Job interviews are the latest thing moving towards a more casual feel. Gone are the days of a structured, awkward interview in a conference room with the management team. The traditional formal interview makes everyone nervous and don’t really work well. Candidates are stiff and guarded in their responses, while dressed up interviewers don’t give a true perspective on what it’s like to work there.

Today’s job interviews tend to be more of a low-key, informal conversation between colleagues. But that doesn’t mean you’re not assessing each other, you’re just doing it in a different way. You need to figure out if candidates are a good fit for you and they want legitimate insight into your company culture.

An informal chat can work best for both sides, putting candidates at ease and making it easier to get to know each other. To power up your hiring process, keep your interviews casual and unstructured with these tips.

Why Casual Chats Work Better

A formal interview just makes everyone nervous and doesn’t give candidates a real view into your company culture. After all, everyone’s on their best behavior during them, even the interviewers. And a bad experience makes it harder to hire good candidates.

A relaxed, casual chat is the perfect way to put candidates at ease so they’re able to be themselves. Even calling it a “chat” instead of “interview” may make all the difference for some people. It removes the pressure and awkwardness they feel during interviews and gives them the freedom and confidence to speak without reservations.

Here are some tips you can use to keep your job interviews casual and unstructured.

1. Include Team Members

A few decades ago, candidates would typically interview with upper management for any position. They rarely spoke to the people they’d be working with daily until the first day on the job. Stocking an interview with management types gives the impression that your company doesn’t value all employees’ opinions. It can intimidate the candidate and excludes the candidate’s potential colleagues from the discussion. While the ultimate decision to hire resides with management, they should listen to input from the team too, which they can’t do if they don’t see the candidate.

2. Improve Your Employee Experience

The employee experience is becoming a bigger factor for candidates today. The latest LinkedIn Talent Trends Report found that 77% of companies are focusing on employee experience to increase retention and that 29% of them are using it to attract more candidates. And the employee experience starts before they become employees.

In your casual chat with candidates, encourage a free-flowing discussion that doesn’t need to follow a script or formal route. This is a time for you to get to know candidates, but also where they learn the most about you too. They’re interviewing you as well, so show off your company in the best light.

3. Relax the Dress Code

There’s nothing like showing up to a job interview in a suit and the interviewers are wearing jeans and t-shirts. If your company has a casual dress code, tell candidates before they come in. Not only that, but remind the interviewers that they should dress as normal too and that there’s no need for formal wear.

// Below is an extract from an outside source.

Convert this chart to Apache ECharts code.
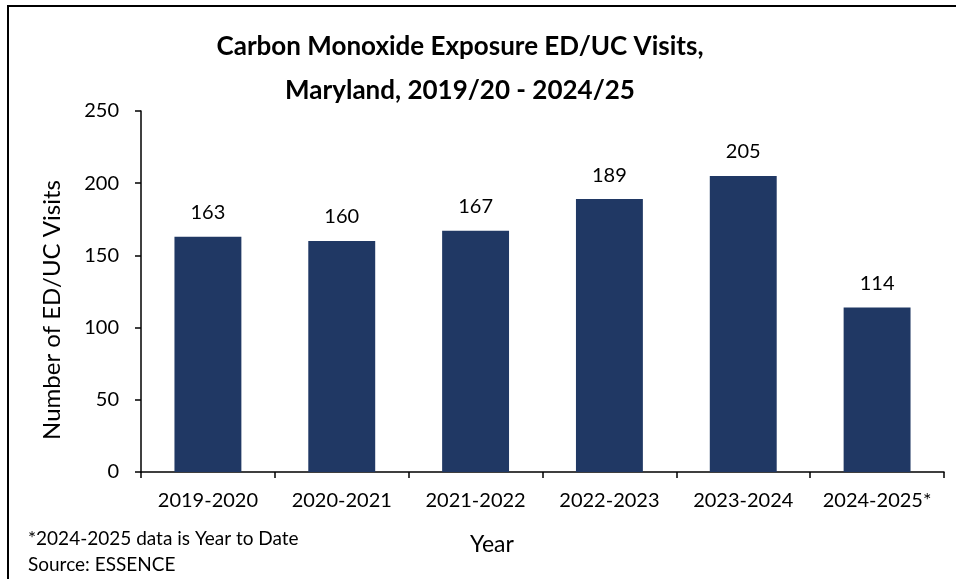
<!DOCTYPE html>
<html>
<head>
<meta charset="utf-8">
<script src="https://cdn.jsdelivr.net/npm/echarts@6/dist/echarts.min.js"></script>
<style>
html,body{margin:0;padding:0;background:#fff;}
#c{width:956px;height:579px;}
</style>
</head>
<body>
<div id="c"></div>
<script>
const categories = ['2019-2020','2020-2021','2021-2022','2022-2023','2023-2024','2024-2025*'];
const visits = [163, 160, 167, 189, 205, 114];
const yTicks = [0, 50, 100, 150, 200, 250];

const FONT = 'Lato';
const chart = echarts.init(document.getElementById('c'));
chart.setOption({
  backgroundColor: '#fff',
  animation: false,
  title: {
    text: 'Carbon Monoxide Exposure ED/UC Visits,\nMaryland, 2019/20 - 2024/25',
    left: 455, top: 20, textAlign: 'center',
    textStyle: {fontFamily: FONT, fontWeight: 'bold', fontSize: 26, lineHeight: 44, color: '#000'}
  },
  grid: {left: 141, right: 12, top: 111, bottom: 107},
  xAxis: {
    type: 'category',
    data: categories,
    axisLine: {lineStyle: {color: '#000', width: 1.5}},
    axisTick: {show: true, length: 6, alignWithLabel: false, interval: 0, lineStyle: {color: '#000', width: 1.5}},
    axisLabel: {fontFamily: FONT, fontSize: 20, color: '#000', margin: 19, interval: 0}
  },
  yAxis: {
    type: 'value', min: 0, max: 250, interval: 50,
    axisLine: {show: true, lineStyle: {color: '#000', width: 1.5}},
    axisTick: {show: true, length: 6, lineStyle: {color: '#000', width: 1.5}},
    splitLine: {show: false},
    axisLabel: {fontFamily: FONT, fontSize: 20, color: '#000', margin: 22,
      formatter: v => yTicks.includes(v) ? String(v) : ''}
  },
  series: [{
    type: 'bar',
    data: visits,
    barCategoryGap: '50%',
    itemStyle: {color: '#203864'},
    label: {show: true, position: 'top', distance: 14, fontFamily: FONT, fontSize: 20, color: '#000'}
  }],
  graphic: [
    {type: 'rect', shape: {x: 8, y: 6, width: 1000, height: 1000}, style: {fill: 'none', stroke: '#000', lineWidth: 2}, z: 100},
    {type: 'text', x: 52, y: 310, rotation: Math.PI / 2,
      style: {text: 'Number of ED/UC Visits', fontFamily: FONT, fontSize: 24, fill: '#000', align: 'center', verticalAlign: 'middle'}},
    {type: 'text', x: 492, y: 545,
      style: {text: 'Year', fontFamily: FONT, fontSize: 23, fill: '#000', align: 'center', verticalAlign: 'middle'}},
    {type: 'text', x: 28, y: 539, style: {text: '*2024-2025 data is Year to Date', fontFamily: FONT, fontSize: 19, fill: '#000', verticalAlign: 'middle'}},
    {type: 'text', x: 28, y: 565, style: {text: 'Source: ESSENCE', fontFamily: FONT, fontSize: 19, fill: '#000', verticalAlign: 'middle'}}
  ]
});
</script>
</body>
</html>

That also includes the location of the chat. Skip the formal boardroom or your biggest conference room and go somewhere else to chat. Everyone will be more at ease and the discussion will go more smoothly.

4. Discover More Soft Skills

Successful candidates are creative, adaptable, and collaborative, but you might not discover that if you’re only judging them on their resumes. Given the pace of evolution of automation and artificial intelligence, you can’t hire candidates based on their hard skills anymore. Research firm McKinsey predicts that demand for creativity will rise sharply by 2030, while LinkedIn’s Talent Trends Report notes that 80% of business leaders are already starting to place higher value on soft skills.

A casual chat with a candidate can reveal those soft skills as you talk and give you a better glimpse of the candidate as a person. A formal interview tends to lead candidates to talk about their resume highlights and not tell the stories behind them. You’ll never learn how they succeeded, what obstacles they overcame, or how they applied the hard skills to reach their objectives.

The casual environment will help candidates speak more freely and tell stories of their experiences. Interviewers will be more likely to encourage these stories and dig deeper during a casual chat, helping both sides gain a better understanding of each other.

A casual chat or interview is still a job interview, don’t forget. Instead of restricting it to a rigid set of rules, location, and dress code, let loose. Make the atmosphere more conversational and encourage both interviewers and candidates to chat freely and let the conversation guide the topics covered. Your company will showcase your culture more readily, keep the stress levels down for everyone, and discover more about your candidates than what’s on their resumes.